I always say that you should only ever apply for a possession order if you have a mandatory ground, but it is only when you see what can happen if you don’t, that you realise how very important it is.
What do I mean? When you go to court for a possession order, your claim has to be based on a legal ground (or reason). There are two types, discretionary and mandatory. As you would imagine, a discretionary ground is where the Judge does not have to make an order if he does not think it right. So if you want certainty, go for the mandatory ground.
However there is another reason. If you have a discretionary ground, even if he grants you an order for possession, the judge can put off the date when the tenant is supposed to go (called a stay or suspension), for as long as he considers fit. But if the order is based on a mandatory ground he cannot delay the possession date by more than six weeks.
You can see the sort of thing that can happen by looking at some of the claims made against social tenants where mandatory grounds are not available.
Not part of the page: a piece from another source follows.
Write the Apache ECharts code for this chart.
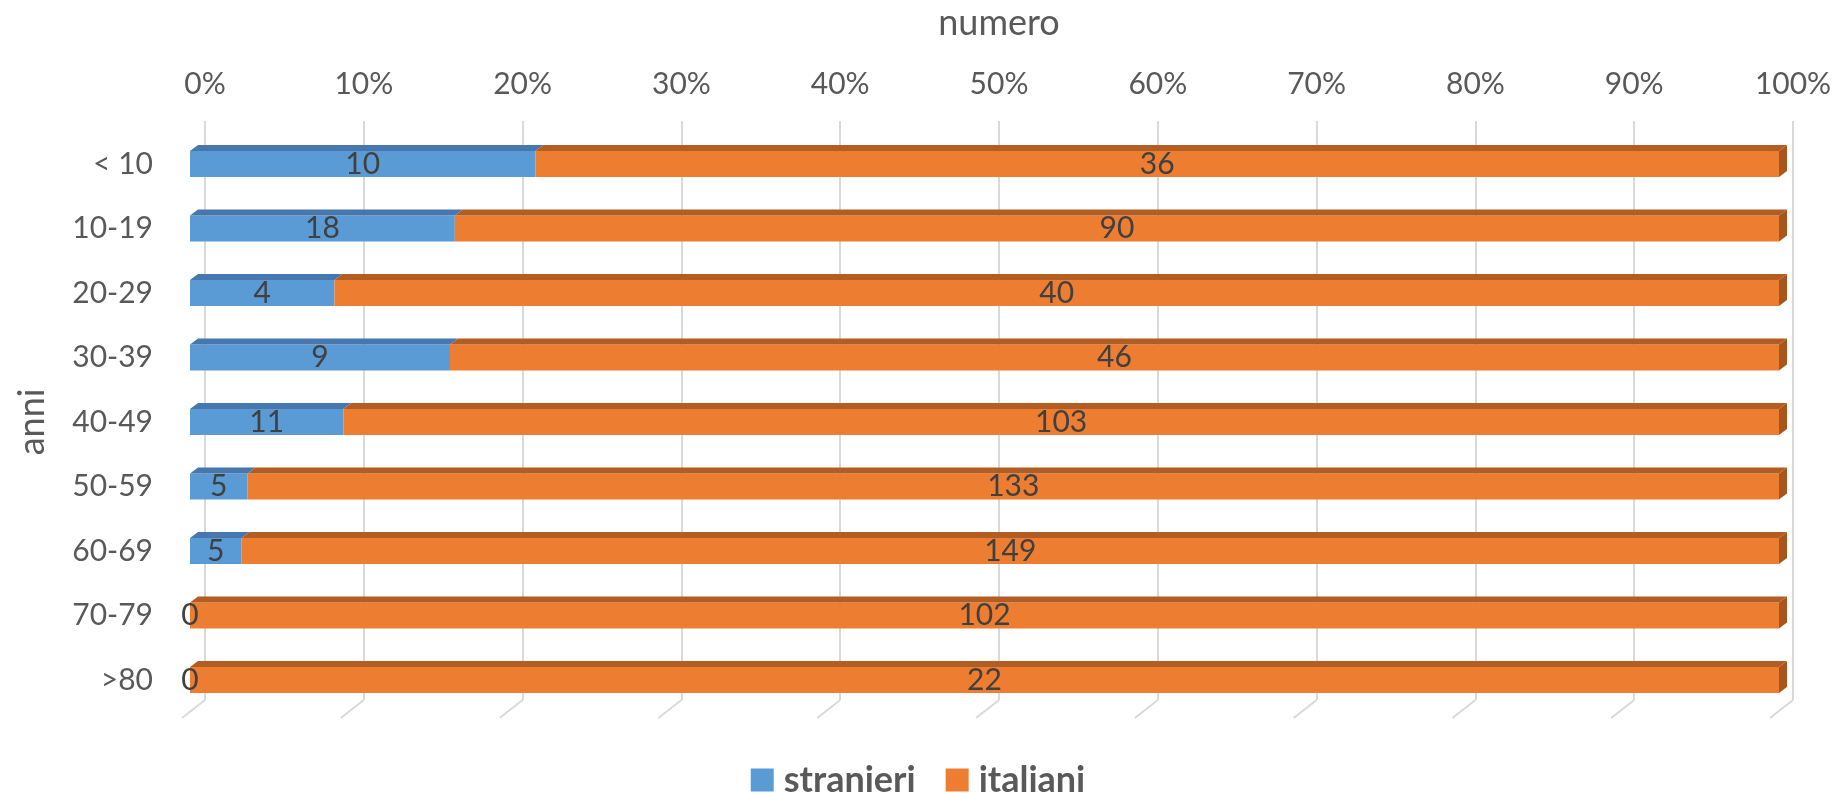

In a recent case involving a tenant with a bad history of rent arrears (Richardson -v- Ealing London Borough Council ) , eight attempts (eight!) were made by the Council to send in the bailiffs, and every time the tenant had been able to persuade the Judge to grant another stay. On the ninth occasion the Council decided that enough is enough, and appealed the decision to grant yet another stay. However the Court of Appeal upheld the original decision saying that although it was very generous, the decision was not outside the ambit of District Judge’s discretion. The Council officers must have been tearing their hair out!
Moral – Judges do not like evicting tenants, and the only way to be sure to get them out is to use a mandatory ground where the Judges hands are tied.